(TO DO):
Retype the opening lines of the data exactly, stopping after the line that contains "y_ticks = [0, 200, 400, 600, 800, 1000]". Skip every picture.

(EXERCISE MATERIALS):

------------------------------

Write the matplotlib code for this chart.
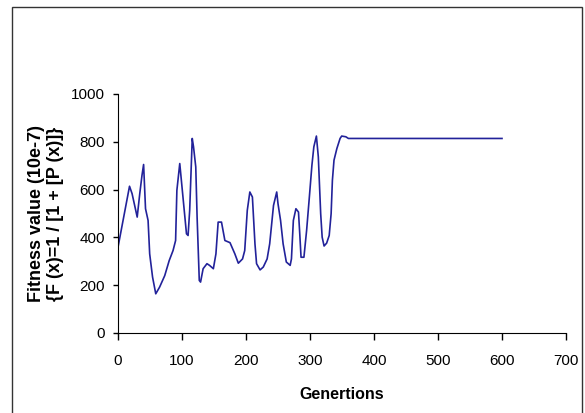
import matplotlib
matplotlib.use("Agg")
import matplotlib.pyplot as plt
from matplotlib import font_manager
from matplotlib.patches import Rectangle

# fitness curve
generations = [0, 18, 22, 30, 34, 37.5, 40, 43, 47, 49.5, 54, 59, 65, 73, 80, 86, 90,
               92, 96.5, 99, 103, 107, 109.5, 112, 116, 118, 121.5, 123.6, 127, 129,
               133, 139, 143, 149, 153, 156.5, 161.7, 167, 175, 182.6, 188, 194.6, 198,
               202, 206, 210, 214, 216.5, 222, 227, 233, 237, 243, 248, 250, 254, 258,
               263, 269, 271, 274, 278, 282, 284, 286, 290.5, 294.7, 299, 303, 306, 310,
               313, 316.7, 319, 322, 326, 330, 333, 335, 337.5, 342, 347, 349.5, 356,
               360, 600]
fitness = [359, 614, 583, 485, 583, 660, 705, 520, 471, 331, 234, 164, 192, 240, 303,
           345, 387, 597, 709, 639, 527, 415, 408, 513, 814, 779, 695, 485, 220, 213,
           269, 290, 283, 269, 331, 464, 464, 387, 378, 331, 292, 310, 345, 513, 590,
           569, 373, 290, 264, 276, 310, 373, 534, 590, 541, 471, 373, 297, 283, 310,
           471, 520, 506, 415, 317, 317, 429, 569, 702, 779, 824, 737, 499, 401, 364,
           376, 408, 499, 639, 723, 772, 814, 824, 821, 814, 814]

x_ticks = [0, 100, 200, 300, 400, 500, 600, 700]
y_ticks = [0, 200, 400, 600, 800, 1000]

names = {f.name for f in font_manager.fontManager.ttflist}
if "Liberation Sans Narrow" in names:
    fam = ["Liberation Sans Narrow", "DejaVu Sans"]
    tick_size = 12.5
else:
    fam = ["Liberation Sans", "DejaVu Sans"]
    tick_size = 11
plt.rcParams["font.family"] = fam

fig = plt.figure(figsize=(5.85, 4.13), dpi=100)
ax = fig.add_axes([118 / 585, 1 - 333 / 413, 448 / 585, 239 / 413])

ax.plot(generations, fitness, color="#22229a", linewidth=1.2)

ax.set_xlim(0, 700)
ax.set_ylim(0, 1000)
ax.set_xticks(x_ticks)
ax.set_yticks(y_ticks)
ax.spines["top"].set_visible(False)
ax.spines["right"].set_visible(False)
ax.tick_params(axis="x", direction="out", length=5, width=1, pad=10, labelsize=tick_size)
ax.tick_params(axis="y", direction="out", length=3.6, width=1, pad=6, labelsize=tick_size)

ax.set_ylabel("Fitness value (10e-7)\n{F (x)=1 / [1 + [P (x)]}", fontsize=13,
              fontweight="bold", family=["Liberation Sans", "DejaVu Sans"],
              linespacing=1.1, labelpad=5)
ax.set_xlabel("Genertions", fontsize=11.5, fontweight="bold",
              family=["Liberation Sans", "DejaVu Sans"], labelpad=14)

# outer frame around the chart
fig.patches.append(Rectangle((12 / 585, -0.1), 570 / 585, 1.1 - 7 / 413,
                             transform=fig.transFigure, fill=False,
                             edgecolor="#333333", linewidth=1))

fig.savefig("out.png", dpi=100)
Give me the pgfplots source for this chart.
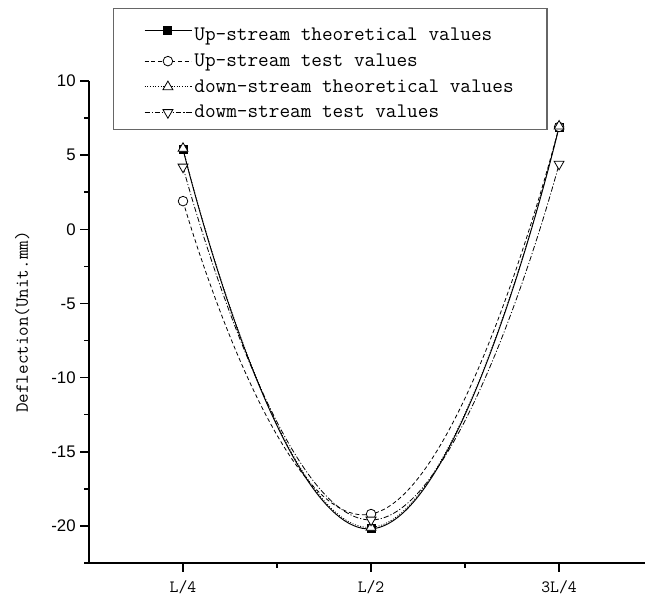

------------------------------

(FINAL ANSWER):
Write the matplotlib code for this chart.
import matplotlib
matplotlib.use("Agg")
import matplotlib.pyplot as plt
from matplotlib import font_manager
from matplotlib.patches import Rectangle

# fitness curve
generations = [0, 18, 22, 30, 34, 37.5, 40, 43, 47, 49.5, 54, 59, 65, 73, 80, 86, 90,
               92, 96.5, 99, 103, 107, 109.5, 112, 116, 118, 121.5, 123.6, 127, 129,
               133, 139, 143, 149, 153, 156.5, 161.7, 167, 175, 182.6, 188, 194.6, 198,
               202, 206, 210, 214, 216.5, 222, 227, 233, 237, 243, 248, 250, 254, 258,
               263, 269, 271, 274, 278, 282, 284, 286, 290.5, 294.7, 299, 303, 306, 310,
               313, 316.7, 319, 322, 326, 330, 333, 335, 337.5, 342, 347, 349.5, 356,
               360, 600]
fitness = [359, 614, 583, 485, 583, 660, 705, 520, 471, 331, 234, 164, 192, 240, 303,
           345, 387, 597, 709, 639, 527, 415, 408, 513, 814, 779, 695, 485, 220, 213,
           269, 290, 283, 269, 331, 464, 464, 387, 378, 331, 292, 310, 345, 513, 590,
           569, 373, 290, 264, 276, 310, 373, 534, 590, 541, 471, 373, 297, 283, 310,
           471, 520, 506, 415, 317, 317, 429, 569, 702, 779, 824, 737, 499, 401, 364,
           376, 408, 499, 639, 723, 772, 814, 824, 821, 814, 814]

x_ticks = [0, 100, 200, 300, 400, 500, 600, 700]
y_ticks = [0, 200, 400, 600, 800, 1000]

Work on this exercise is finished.